Temperature and Power Output of the Lava Lake in Halema´uma´u Crater, Hawaii, Using a Space-Based Hyperspectral Imager

Space-based remote sensing has the potential to monitor volcanic activity on a global basis. We use infrared hyperspectral data measured from space to study the temperature field and power output for a long-lived lava lake at Halema´uma´u crater, Hawaii. Overflights were made on two days: a night collect October 16, 2009, and a day collect on December 27, 2009. The basic data are short-wave infrared (SWIR) optical spectra recorded in the 900-2500 nm wavelength range. Spectra in the lava lake show strongly elevated radiance at SWIR wavelengths.
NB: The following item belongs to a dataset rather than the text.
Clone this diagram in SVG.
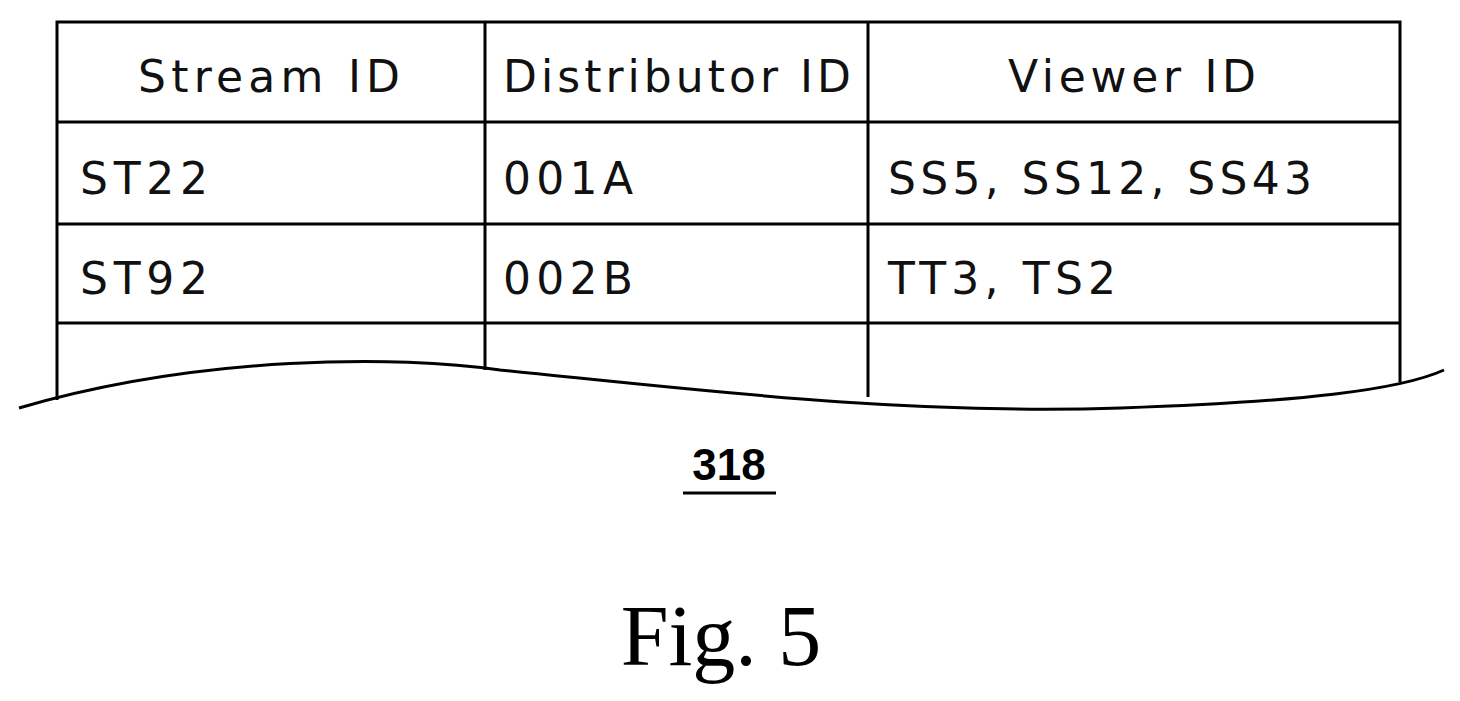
<svg xmlns="http://www.w3.org/2000/svg" width="1460" height="701" viewBox="0 0 1460 701">
<style>
.l{stroke:#000;stroke-width:3;fill:none}
.t{font-family:"DejaVu Sans",sans-serif;font-size:44px;fill:#111}
</style>
<rect width="1460" height="701" fill="#fff"/>
<g id="table">
<path class="l" d="M57,400 V22 H1400 V382"/>
<path class="l" d="M485,22 V370 M868,22 V397" stroke-width="2"/>
<path class="l" d="M57,122 H1400 M57,224 H1400 M57,323 H1400"/>
<path class="l" d="M19,408 C200,355 400,355 500,370 C700,390 900,415 1121,408 C1300,402 1400,390 1444,370"/>
</g>
<g id="cells" class="t">
<text x="138" y="92" textLength="262" lengthAdjust="spacing">Stream ID</text>
<text x="503" y="92" textLength="348" lengthAdjust="spacing">Distributor ID</text>
<text x="1008" y="92" textLength="248" lengthAdjust="spacing">Viewer ID</text>
<text x="80" y="194" textLength="128" lengthAdjust="spacing">ST22</text>
<text x="503" y="194" textLength="130" lengthAdjust="spacing">001A</text>
<text x="888" y="194" textLength="424" lengthAdjust="spacing">SS5, SS12, SS43</text>
<text x="80" y="294" textLength="128" lengthAdjust="spacing">ST92</text>
<text x="503" y="294" textLength="130" lengthAdjust="spacing">002B</text>
<text x="888" y="294" textLength="228" lengthAdjust="spacing">TT3, TS2</text>
</g>
<g id="label">
<text x="729" y="480" text-anchor="middle" font-family="Liberation Sans,sans-serif" font-weight="bold" font-size="44">318</text>
<line x1="683" y1="493" x2="776" y2="493" stroke="#000" stroke-width="3"/>
<text x="721" y="665" text-anchor="middle" font-family="Liberation Serif,serif" font-size="86">Fig. 5</text>
</g>
</svg>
We illustrate how corrections are made to account for solar radiance in the day image and for atmospheric water vapor for both images. We assume that the spectrum at each pixel can be modeled as a linear combination of cool and hot components, weighted by the area of each component. The inversion uses an exhaustive search algorithm over all possible combinations of hot temperature and fractional area of the hot component, with the cool component set to ambient temperature. Temperature and fractional area calculations can be used to compute radiant flux (power) emitted from each pixel, and from the lake as a whole. Power output changes from 15.1 MW in October to 24.0 MW in December. Approximately 223 Kg/s ( ~ 0.07 m³/s) of molten basalt is required to maintain the observed power output of the lava lake.